China warned NATO
World

China warned NATO

China asked NATO today not to “go beyond its geographical parameters”, adding that the North Atlantic alliance “has expanded since the end of the Cold War”.

“As a regional organization, NATO should stay within its geographical parameters and should not try to impose rules that suit it or try to expand or even cross some borders,” said Zhao Lijian, spokesman for the Ministry of Foreign Affairs of China, in today’s press conference in Beijing.

He accused NATO of “increasing the number of interventions in a range of civilian areas, including climate change, infrastructure, technological innovation, supply chains, health and energy”.

“NATO has exceeded its collective defense clause in the field of the Internet and space, which should be dealt with by the UN and specialized international institutions,” the Chinese official added.

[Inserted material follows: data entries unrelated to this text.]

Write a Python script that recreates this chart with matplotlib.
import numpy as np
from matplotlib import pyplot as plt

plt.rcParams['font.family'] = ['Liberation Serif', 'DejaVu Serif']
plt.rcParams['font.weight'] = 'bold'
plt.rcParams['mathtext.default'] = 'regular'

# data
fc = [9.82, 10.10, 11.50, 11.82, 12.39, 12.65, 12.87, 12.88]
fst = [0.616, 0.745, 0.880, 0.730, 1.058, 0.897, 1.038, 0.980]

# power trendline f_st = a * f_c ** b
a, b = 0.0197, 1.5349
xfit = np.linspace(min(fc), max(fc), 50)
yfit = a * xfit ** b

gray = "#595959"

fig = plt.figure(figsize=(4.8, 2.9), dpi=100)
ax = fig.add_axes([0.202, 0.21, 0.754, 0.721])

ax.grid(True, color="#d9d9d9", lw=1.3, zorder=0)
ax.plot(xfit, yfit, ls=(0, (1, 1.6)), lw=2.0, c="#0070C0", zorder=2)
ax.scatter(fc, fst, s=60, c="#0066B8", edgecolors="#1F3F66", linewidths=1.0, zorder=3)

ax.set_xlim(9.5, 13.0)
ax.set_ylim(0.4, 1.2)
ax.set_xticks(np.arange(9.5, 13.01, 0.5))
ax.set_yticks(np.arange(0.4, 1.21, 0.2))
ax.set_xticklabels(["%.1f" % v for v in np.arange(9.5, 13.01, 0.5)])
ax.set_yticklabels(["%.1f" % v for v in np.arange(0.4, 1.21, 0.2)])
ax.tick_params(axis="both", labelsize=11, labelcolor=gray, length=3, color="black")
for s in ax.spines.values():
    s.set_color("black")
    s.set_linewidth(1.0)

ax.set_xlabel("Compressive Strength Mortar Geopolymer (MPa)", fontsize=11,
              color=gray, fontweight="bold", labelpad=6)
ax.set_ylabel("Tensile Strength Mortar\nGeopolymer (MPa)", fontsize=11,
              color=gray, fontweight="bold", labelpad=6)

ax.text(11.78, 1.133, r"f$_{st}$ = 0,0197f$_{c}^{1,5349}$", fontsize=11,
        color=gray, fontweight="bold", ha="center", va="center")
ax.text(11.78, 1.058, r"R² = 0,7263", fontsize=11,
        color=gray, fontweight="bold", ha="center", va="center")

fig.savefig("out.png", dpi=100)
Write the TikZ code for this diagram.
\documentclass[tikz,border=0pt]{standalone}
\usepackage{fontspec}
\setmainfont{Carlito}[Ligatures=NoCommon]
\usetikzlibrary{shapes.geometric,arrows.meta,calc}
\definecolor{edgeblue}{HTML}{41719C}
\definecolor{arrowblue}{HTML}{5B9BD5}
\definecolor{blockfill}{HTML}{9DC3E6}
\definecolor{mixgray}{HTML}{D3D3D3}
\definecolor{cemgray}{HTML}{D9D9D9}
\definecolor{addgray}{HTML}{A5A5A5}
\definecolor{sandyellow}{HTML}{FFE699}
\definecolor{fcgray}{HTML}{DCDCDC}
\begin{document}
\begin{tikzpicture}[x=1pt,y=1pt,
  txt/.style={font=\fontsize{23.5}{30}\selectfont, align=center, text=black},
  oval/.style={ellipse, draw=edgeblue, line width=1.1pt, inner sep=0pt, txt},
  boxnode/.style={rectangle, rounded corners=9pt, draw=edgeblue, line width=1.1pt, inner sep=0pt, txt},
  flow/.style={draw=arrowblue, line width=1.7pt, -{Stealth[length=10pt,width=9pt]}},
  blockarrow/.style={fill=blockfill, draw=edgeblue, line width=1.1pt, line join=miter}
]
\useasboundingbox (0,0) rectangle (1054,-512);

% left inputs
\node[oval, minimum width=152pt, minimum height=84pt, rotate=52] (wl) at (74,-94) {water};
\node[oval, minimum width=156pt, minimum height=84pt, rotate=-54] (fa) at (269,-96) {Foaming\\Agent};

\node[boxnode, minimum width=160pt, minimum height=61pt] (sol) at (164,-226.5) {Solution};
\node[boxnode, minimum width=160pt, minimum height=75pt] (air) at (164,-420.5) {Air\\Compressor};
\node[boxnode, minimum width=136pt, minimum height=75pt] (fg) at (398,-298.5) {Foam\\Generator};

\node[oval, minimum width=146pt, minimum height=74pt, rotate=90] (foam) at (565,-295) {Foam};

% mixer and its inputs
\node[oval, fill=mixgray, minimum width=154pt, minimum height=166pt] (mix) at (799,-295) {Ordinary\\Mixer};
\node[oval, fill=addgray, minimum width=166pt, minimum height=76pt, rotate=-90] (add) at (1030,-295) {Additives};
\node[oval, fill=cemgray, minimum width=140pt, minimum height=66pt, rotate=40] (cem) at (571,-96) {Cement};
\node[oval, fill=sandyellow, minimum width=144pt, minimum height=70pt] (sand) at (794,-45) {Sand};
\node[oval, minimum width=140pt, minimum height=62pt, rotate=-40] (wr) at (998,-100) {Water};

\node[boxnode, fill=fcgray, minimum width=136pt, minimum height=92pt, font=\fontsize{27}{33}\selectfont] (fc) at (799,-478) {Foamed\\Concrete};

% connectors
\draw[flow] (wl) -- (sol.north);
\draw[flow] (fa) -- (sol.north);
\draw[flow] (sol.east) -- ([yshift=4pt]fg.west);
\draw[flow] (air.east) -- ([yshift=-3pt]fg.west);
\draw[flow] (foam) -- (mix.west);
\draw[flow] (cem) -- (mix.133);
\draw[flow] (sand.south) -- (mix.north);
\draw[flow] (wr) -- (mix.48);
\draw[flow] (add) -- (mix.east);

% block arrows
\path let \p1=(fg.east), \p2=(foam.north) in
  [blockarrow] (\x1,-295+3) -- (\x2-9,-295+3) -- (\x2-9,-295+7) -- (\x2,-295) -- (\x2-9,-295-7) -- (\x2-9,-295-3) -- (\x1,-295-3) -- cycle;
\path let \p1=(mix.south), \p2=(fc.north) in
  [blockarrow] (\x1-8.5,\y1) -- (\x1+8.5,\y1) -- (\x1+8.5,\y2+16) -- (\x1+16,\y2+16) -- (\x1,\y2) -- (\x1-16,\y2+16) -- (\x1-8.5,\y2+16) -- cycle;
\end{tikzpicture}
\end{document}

The Chinese have reacted to the statement of the Secretary General of NATO

The Chinese ministry was responding to a statement by NATO Secretary General Jens Stoltenberg, who said in Spain on Monday that “allies are diversifying their supply”, adding that this is “good for our security”.

“The stability and protection of our societies and infrastructure are now very high on NATO’s agenda,” Stoltenberg said, referring to NATO’s new strategic concept presented at the alliance’s summit earlier this year in Madrid.

“Our current strategic concept addresses the challenges that China poses to our security, values ​​and interests. “Part of that is awareness of how close China is getting and trying to control critical parts of our societies,” Stoltenberg said.

Warning

However, China said today that “the development of the global industrial supply chain is the result not only of market laws, but also of business decisions.”

“In recent years, China has developed healthy cooperation, based on the principles of equality, in relevant fields and with companies and countries from different regions, including NATO members, which has been mutually beneficial.

“Introducing ideological differences into economic and trade cooperation and defining demarcation lines based on values ​​is not in the interest of the international community and may be counterproductive,” Zhao said.